[Required task] All of the data must be printed exactly; please include every line.

[Source excerpt]
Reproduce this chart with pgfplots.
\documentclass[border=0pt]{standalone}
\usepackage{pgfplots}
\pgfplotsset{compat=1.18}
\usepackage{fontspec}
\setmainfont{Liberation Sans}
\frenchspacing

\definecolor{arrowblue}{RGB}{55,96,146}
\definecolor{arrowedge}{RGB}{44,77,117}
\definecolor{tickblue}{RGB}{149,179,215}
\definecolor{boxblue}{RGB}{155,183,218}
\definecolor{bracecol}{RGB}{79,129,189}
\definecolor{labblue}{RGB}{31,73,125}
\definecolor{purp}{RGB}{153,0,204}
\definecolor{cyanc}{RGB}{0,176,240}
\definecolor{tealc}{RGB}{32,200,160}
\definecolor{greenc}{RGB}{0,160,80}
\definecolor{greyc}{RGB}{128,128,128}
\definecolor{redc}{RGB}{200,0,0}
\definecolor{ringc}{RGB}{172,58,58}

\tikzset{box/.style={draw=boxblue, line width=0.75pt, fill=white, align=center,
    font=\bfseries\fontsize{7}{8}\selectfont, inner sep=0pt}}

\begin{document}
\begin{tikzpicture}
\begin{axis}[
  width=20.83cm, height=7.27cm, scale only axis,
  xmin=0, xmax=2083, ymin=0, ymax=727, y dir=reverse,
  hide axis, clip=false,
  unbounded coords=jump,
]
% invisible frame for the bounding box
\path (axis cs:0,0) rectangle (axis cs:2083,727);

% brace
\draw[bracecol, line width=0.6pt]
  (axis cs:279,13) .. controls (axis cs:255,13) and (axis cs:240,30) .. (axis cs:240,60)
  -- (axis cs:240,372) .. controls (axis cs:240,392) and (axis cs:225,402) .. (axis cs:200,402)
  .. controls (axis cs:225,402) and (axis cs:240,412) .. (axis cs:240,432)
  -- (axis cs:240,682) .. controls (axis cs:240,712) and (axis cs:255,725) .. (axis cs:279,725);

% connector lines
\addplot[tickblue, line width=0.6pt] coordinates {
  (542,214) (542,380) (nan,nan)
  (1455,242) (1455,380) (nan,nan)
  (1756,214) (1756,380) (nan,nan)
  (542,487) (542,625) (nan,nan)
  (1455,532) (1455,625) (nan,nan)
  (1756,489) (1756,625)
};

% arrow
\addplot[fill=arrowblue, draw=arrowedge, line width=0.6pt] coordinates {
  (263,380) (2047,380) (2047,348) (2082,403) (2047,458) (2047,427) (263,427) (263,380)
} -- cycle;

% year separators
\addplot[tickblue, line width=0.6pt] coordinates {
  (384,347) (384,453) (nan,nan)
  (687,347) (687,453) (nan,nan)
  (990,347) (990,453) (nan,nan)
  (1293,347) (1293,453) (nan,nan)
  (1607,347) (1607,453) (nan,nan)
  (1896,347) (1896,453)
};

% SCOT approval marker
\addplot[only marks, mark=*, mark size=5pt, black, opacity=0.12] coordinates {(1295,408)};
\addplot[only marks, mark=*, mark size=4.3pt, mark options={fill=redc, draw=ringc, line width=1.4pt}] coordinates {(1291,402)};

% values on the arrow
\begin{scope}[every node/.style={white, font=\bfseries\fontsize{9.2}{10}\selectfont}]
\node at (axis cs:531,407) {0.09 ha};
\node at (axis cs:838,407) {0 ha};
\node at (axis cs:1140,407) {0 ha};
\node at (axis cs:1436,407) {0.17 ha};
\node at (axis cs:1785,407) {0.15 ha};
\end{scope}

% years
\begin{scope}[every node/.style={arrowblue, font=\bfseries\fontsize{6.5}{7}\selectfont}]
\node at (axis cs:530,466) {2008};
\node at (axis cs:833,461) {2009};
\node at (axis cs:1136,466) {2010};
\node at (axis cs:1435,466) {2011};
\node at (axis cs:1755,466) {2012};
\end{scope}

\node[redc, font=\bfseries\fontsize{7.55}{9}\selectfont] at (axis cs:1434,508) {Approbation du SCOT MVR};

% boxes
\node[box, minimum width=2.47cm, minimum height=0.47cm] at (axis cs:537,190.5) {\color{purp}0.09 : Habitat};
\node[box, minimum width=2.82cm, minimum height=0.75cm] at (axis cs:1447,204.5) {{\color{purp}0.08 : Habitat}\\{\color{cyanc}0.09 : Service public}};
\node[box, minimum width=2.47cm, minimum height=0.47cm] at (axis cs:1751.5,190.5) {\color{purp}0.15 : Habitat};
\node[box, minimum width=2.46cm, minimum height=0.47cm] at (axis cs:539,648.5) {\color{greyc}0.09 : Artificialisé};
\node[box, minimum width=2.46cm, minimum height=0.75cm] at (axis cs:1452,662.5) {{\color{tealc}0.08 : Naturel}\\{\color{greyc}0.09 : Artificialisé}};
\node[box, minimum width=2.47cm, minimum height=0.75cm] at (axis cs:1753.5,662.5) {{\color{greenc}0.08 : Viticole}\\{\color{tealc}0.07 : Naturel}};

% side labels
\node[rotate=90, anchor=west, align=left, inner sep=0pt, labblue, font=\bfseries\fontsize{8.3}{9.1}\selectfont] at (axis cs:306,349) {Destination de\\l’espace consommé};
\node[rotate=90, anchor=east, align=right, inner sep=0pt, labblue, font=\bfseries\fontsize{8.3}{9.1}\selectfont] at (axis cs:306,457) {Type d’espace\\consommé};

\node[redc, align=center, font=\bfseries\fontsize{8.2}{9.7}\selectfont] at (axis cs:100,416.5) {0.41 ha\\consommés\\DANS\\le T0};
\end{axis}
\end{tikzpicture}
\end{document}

[Result of the exercise]
Reproduce this chart with pgfplots.
\documentclass[border=0pt]{standalone}
\usepackage{pgfplots}
\pgfplotsset{compat=1.18}
\usepackage{fontspec}
\setmainfont{Liberation Sans}
\frenchspacing

\definecolor{arrowblue}{RGB}{55,96,146}
\definecolor{arrowedge}{RGB}{44,77,117}
\definecolor{tickblue}{RGB}{149,179,215}
\definecolor{boxblue}{RGB}{155,183,218}
\definecolor{bracecol}{RGB}{79,129,189}
\definecolor{labblue}{RGB}{31,73,125}
\definecolor{purp}{RGB}{153,0,204}
\definecolor{cyanc}{RGB}{0,176,240}
\definecolor{tealc}{RGB}{32,200,160}
\definecolor{greenc}{RGB}{0,160,80}
\definecolor{greyc}{RGB}{128,128,128}
\definecolor{redc}{RGB}{200,0,0}
\definecolor{ringc}{RGB}{172,58,58}

\tikzset{box/.style={draw=boxblue, line width=0.75pt, fill=white, align=center,
    font=\bfseries\fontsize{7}{8}\selectfont, inner sep=0pt}}

\begin{document}
\begin{tikzpicture}
\begin{axis}[
  width=20.83cm, height=7.27cm, scale only axis,
  xmin=0, xmax=2083, ymin=0, ymax=727, y dir=reverse,
  hide axis, clip=false,
  unbounded coords=jump,
]
% invisible frame for the bounding box
\path (axis cs:0,0) rectangle (axis cs:2083,727);

% brace
\draw[bracecol, line width=0.6pt]
  (axis cs:279,13) .. controls (axis cs:255,13) and (axis cs:240,30) .. (axis cs:240,60)
  -- (axis cs:240,372) .. controls (axis cs:240,392) and (axis cs:225,402) .. (axis cs:200,402)
  .. controls (axis cs:225,402) and (axis cs:240,412) .. (axis cs:240,432)
  -- (axis cs:240,682) .. controls (axis cs:240,712) and (axis cs:255,725) .. (axis cs:279,725);

% connector lines
\addplot[tickblue, line width=0.6pt] coordinates {
  (542,214) (542,380) (nan,nan)
  (1455,242) (1455,380) (nan,nan)
  (1756,214) (1756,380) (nan,nan)
  (542,487) (542,625) (nan,nan)
  (1455,532) (1455,625) (nan,nan)
  (1756,489) (1756,625)
};

% arrow
\addplot[fill=arrowblue, draw=arrowedge, line width=0.6pt] coordinates {
  (263,380) (2047,380) (2047,348) (2082,403) (2047,458) (2047,427) (263,427) (263,380)
} -- cycle;

% year separators
\addplot[tickblue, line width=0.6pt] coordinates {
  (384,347) (384,453) (nan,nan)
  (687,347) (687,453) (nan,nan)
  (990,347) (990,453) (nan,nan)
  (1293,347) (1293,453) (nan,nan)
  (1607,347) (1607,453) (nan,nan)
  (1896,347) (1896,453)
};

% SCOT approval marker
\addplot[only marks, mark=*, mark size=5pt, black, opacity=0.12] coordinates {(1295,408)};
\addplot[only marks, mark=*, mark size=4.3pt, mark options={fill=redc, draw=ringc, line width=1.4pt}] coordinates {(1291,402)};

% values on the arrow
\begin{scope}[every node/.style={white, font=\bfseries\fontsize{9.2}{10}\selectfont}]
\node at (axis cs:531,407) {0.09 ha};
\node at (axis cs:838,407) {0 ha};
\node at (axis cs:1140,407) {0 ha};
\node at (axis cs:1436,407) {0.17 ha};
\node at (axis cs:1785,407) {0.15 ha};
\end{scope}

% years
\begin{scope}[every node/.style={arrowblue, font=\bfseries\fontsize{6.5}{7}\selectfont}]
\node at (axis cs:530,466) {2008};
\node at (axis cs:833,461) {2009};
\node at (axis cs:1136,466) {2010};
\node at (axis cs:1435,466) {2011};
\node at (axis cs:1755,466) {2012};
\end{scope}

\node[redc, font=\bfseries\fontsize{7.55}{9}\selectfont] at (axis cs:1434,508) {Approbation du SCOT MVR};

% boxes
\node[box, minimum width=2.47cm, minimum height=0.47cm] at (axis cs:537,190.5) {\color{purp}0.09 : Habitat};
\node[box, minimum width=2.82cm, minimum height=0.75cm] at (axis cs:1447,204.5) {{\color{purp}0.08 : Habitat}\\{\color{cyanc}0.09 : Service public}};
\node[box, minimum width=2.47cm, minimum height=0.47cm] at (axis cs:1751.5,190.5) {\color{purp}0.15 : Habitat};
\node[box, minimum width=2.46cm, minimum height=0.47cm] at (axis cs:539,648.5) {\color{greyc}0.09 : Artificialisé};
\node[box, minimum width=2.46cm, minimum height=0.75cm] at (axis cs:1452,662.5) {{\color{tealc}0.08 : Naturel}\\{\color{greyc}0.09 : Artificialisé}};
\node[box, minimum width=2.47cm, minimum height=0.75cm] at (axis cs:1753.5,662.5) {{\color{greenc}0.08 : Viticole}\\{\color{tealc}0.07 : Naturel}};

% side labels
\node[rotate=90, anchor=west, align=left, inner sep=0pt, labblue, font=\bfseries\fontsize{8.3}{9.1}\selectfont] at (axis cs:306,349) {Destination de\\l’espace consommé};
\node[rotate=90, anchor=east, align=right, inner sep=0pt, labblue, font=\bfseries\fontsize{8.3}{9.1}\selectfont] at (axis cs:306,457) {Type d’espace\\consommé};

\node[redc, align=center, font=\bfseries\fontsize{8.2}{9.7}\selectfont] at (axis cs:100,416.5) {0.41 ha\\consommés\\DANS\\le T0};
\end{axis}
\end{tikzpicture}
\end{document}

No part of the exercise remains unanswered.